Wednesday, April 17, 2019

The idea of 'enlightenment'.

A quote from Sri Nisargadatta ('I Am That'):

"The idea of enlightenment is of utmost importance. Just to know that
there is such possibility, changes one's entire outlook. It acts like a
burning match in a heap of saw dust. All the great teachers did nothing
else. A spark of truth can burn up a mountain of lies. The opposite is
also true. The sun of truth remains hidden behind the cloud of
self-identification with the body."


Some spiritual teachers seek to destroy the image or false idea of 'enlightenment', and thus give the antidote of 'non-existent enlightenment'. That is to say, they negate the possibility and existence of enlightenment, and explain it as a non-event, a concept and something that does not exist.

This can serve for those who have conceptual images of enlightenment that pertain to an individual attaining something extra on top of what the individual already is.
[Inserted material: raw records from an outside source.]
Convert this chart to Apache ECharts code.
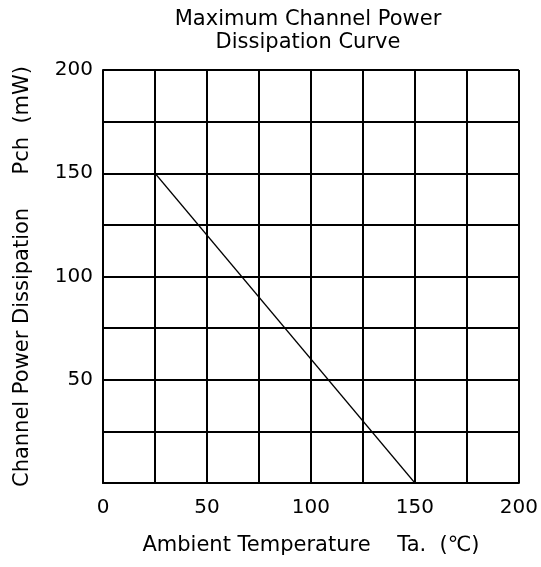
<!DOCTYPE html>
<html>
<head>
<meta charset="utf-8">
<script src="https://cdn.jsdelivr.net/npm/echarts@6/dist/echarts.min.js"></script>
<style>
html,body{margin:0;padding:0;background:#fff;}
#chart{width:541px;height:567px;}
</style>
</head>
<body>
<div id="chart"></div>
<script>
const titleLines = ['Maximum Channel Power', 'Dissipation Curve'];
const xAxisTitle = 'Ambient Temperature    Ta.  (\u2103)';
const yAxisTitle = 'Channel Power Dissipation     Pch  (mW)';
const xTickLabels = [0, 50, 100, 150, 200];
const yTickLabels = [50, 100, 150, 200];
const temperature = [25, 150];
const power = [150, 0];

const FONT = 'DejaVu Sans';
const chart = echarts.init(document.getElementById('chart'), null, {renderer: 'canvas'});
chart.setOption({
  backgroundColor: '#fff',
  animation: false,
  title: {
    text: titleLines.join('\n'),
    left: 303,
    top: 3,
    textAlign: 'center',
    textStyle: {fontFamily: FONT, fontSize: 21, fontWeight: 'normal', color: '#000', lineHeight: 23}
  },
  grid: {left: 103, right: 20, top: 70, bottom: 84, containLabel: false},
  xAxis: {
    type: 'value', min: 0, max: 200, interval: 25,
    name: xAxisTitle, nameLocation: 'middle', nameGap: 52,
    nameTextStyle: {fontFamily: FONT, fontSize: 21, color: '#000'},
    axisLine: {show: true, lineStyle: {color: '#000', width: 2}},
    axisTick: {show: false},
    splitLine: {show: true, showMinLine: true, showMaxLine: true, lineStyle: {color: '#000', width: 2}},
    axisLabel: {
      fontFamily: FONT, fontSize: 20, color: '#000', margin: 15,
      formatter: v => xTickLabels.includes(v) ? String(v) : ''
    }
  },
  yAxis: {
    type: 'value', min: 0, max: 200, interval: 25,
    name: yAxisTitle, nameLocation: 'middle', nameGap: 70, nameRotate: 90,
    nameTextStyle: {fontFamily: FONT, fontSize: 21, color: '#000'},
    axisLine: {show: true, lineStyle: {color: '#000', width: 2}},
    axisTick: {show: false},
    splitLine: {show: true, showMinLine: true, showMaxLine: true, lineStyle: {color: '#000', width: 2}},
    axisLabel: {
      fontFamily: FONT, fontSize: 20, color: '#000', margin: 10,
      formatter: v => yTickLabels.includes(v) ? String(v) : ''
    }
  },
  series: [{
    type: 'line',
    data: temperature.map((t, i) => [t, power[i]]),
    showSymbol: false,
    lineStyle: {color: '#000', width: 1.2},
    z: 5
  }]
});
</script>
</body>
</html>
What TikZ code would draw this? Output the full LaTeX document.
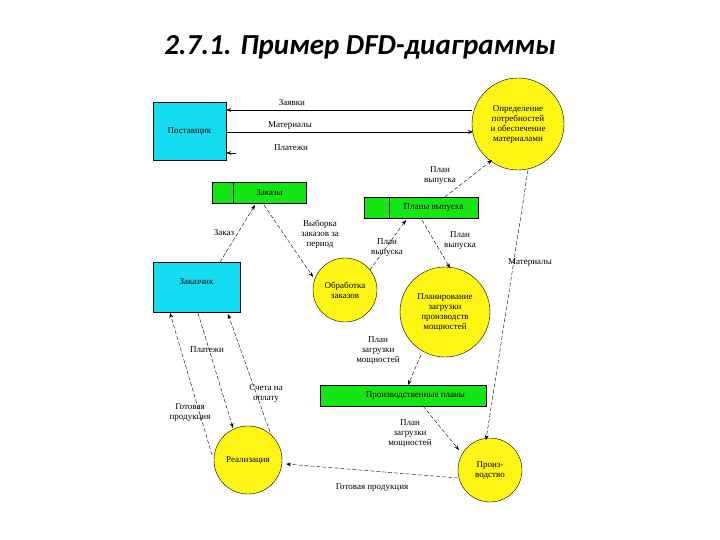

Unfortunately, non-existent enlightenment also becomes a belief, in that the individual then takes it that there is nothing other than the self-identified state of being an individual, and 'suffering' is a part of life etc. Nihilism and other philosophies often follow. Other solutions to this problem are then inadvertently sought after.

In contrast, Sri Nisargadatta explains that the idea of 'enlightenment' is very important. For the self-identified individual, this idea becomes a beacon of light in that it provides a 'way out'  from suffering, limitation, and the mess that one inevitably finds oneself in as an individual in the world. Seeking may then happen, or not, but a shift occurs with the introduction of this idea. Of course, further down the track, this idea will need to be dropped, as it will become an obstacle in itself. But initially, this idea must be taken up, as the first step or first instant of a new direction away from the same beaten path that the conditioned individual has held for time immemorial.

As the individual comes to know itself as an image, and identified consciousness becomes purified from the habit of identifying with external objects and confusion, then it can be seen that there is nothing to attain apart from What is obviously apparent and existent, and has been so for all eternity. Until then, the idea of 'enlightenment' has an important place in the world of the individual for those who identify as an individual.